Austria: right of asylum and not a “favour”

“Those persons and families whose asylum procedure has been completed, and who have lived in Austria for years and are well integrated, must be granted the right of residence and not a ‘grace and favour’ to remain in the country”: that is the position expressed by the Bishop of Linz, the Right Rev.
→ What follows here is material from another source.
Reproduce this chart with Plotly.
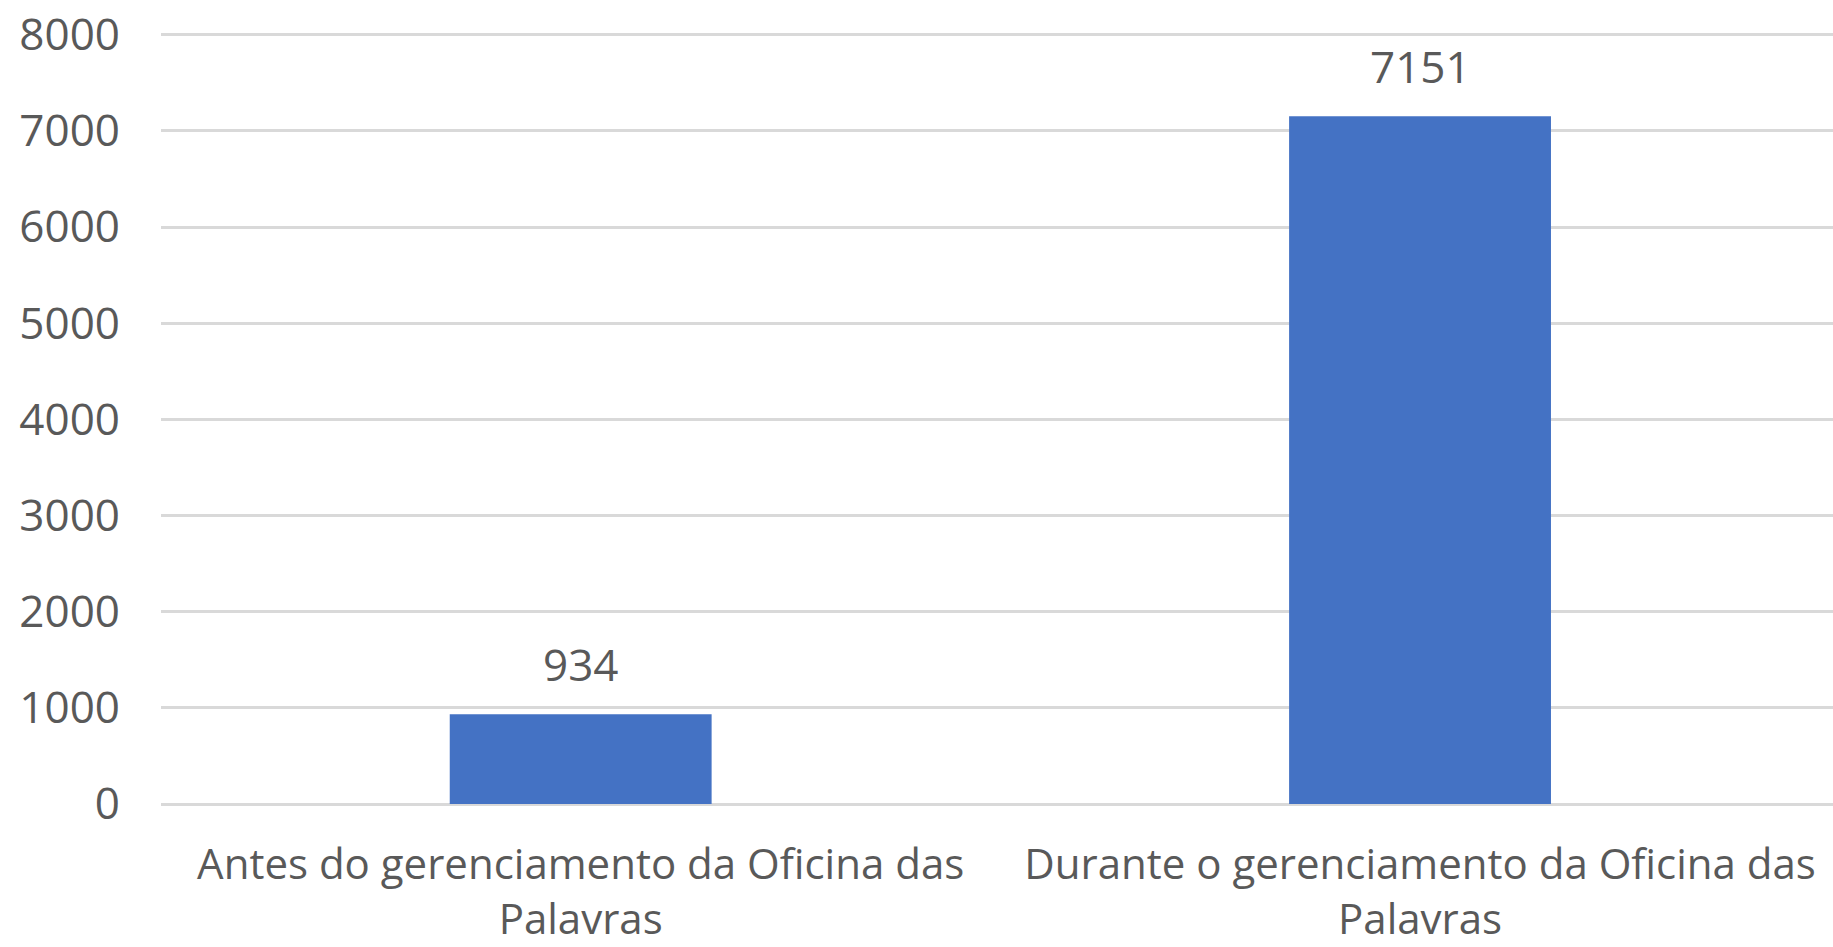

Ludwig Schwarz, on the so-called “Arigona case”. The affair of the fifteen-year-old Kosovar, who evaded the expulsion order against the whole of his family and illegally remained in Austria – now under the protection of the parish priest of Ungenach -, has in the eyes of public opinion posed anew the problem of asylum-seekers and so-called ‘tolerated’ immigrants. “Asylum and right to residence must not be used for petty political gain or to drum up political votes”, warned Schwarz. “We must never forget that the existence and the chances for life of children, young people and adults are being decided on” in such cases”. “We cannot expect people to integrate themselves in the community if they are then left in an indefinite limbo, while awaiting their asylum application to be completed, and then send them back into a no man’s land after years of waiting”, said the bishop of Linz. “The authorities competent for the final decision ought to be responsible for the Land , they ought to be closer to citizens and to the local communities. If they are not completely to abandon their humanity, they ought in such cases to take the necessary decisions rapidly”, he added. The Bishop of Feldkirch, the Right Rev. Elmar Fischer, also urged greater humanity in the present debate on asylum, emphasizing that “humanity is not an act of grace”. “The authorities – he said – must find a human and fair solution”. “The cases in which families are destroyed are the most upsetting”, he criticized. “The children who are the victims of expulsions are sent towards an uncertain future. The fate of these children cannot leave us indifferent. Humanity must be the criterion of our actions, because we not talking of ‘procedures’, but of persons”, he concluded.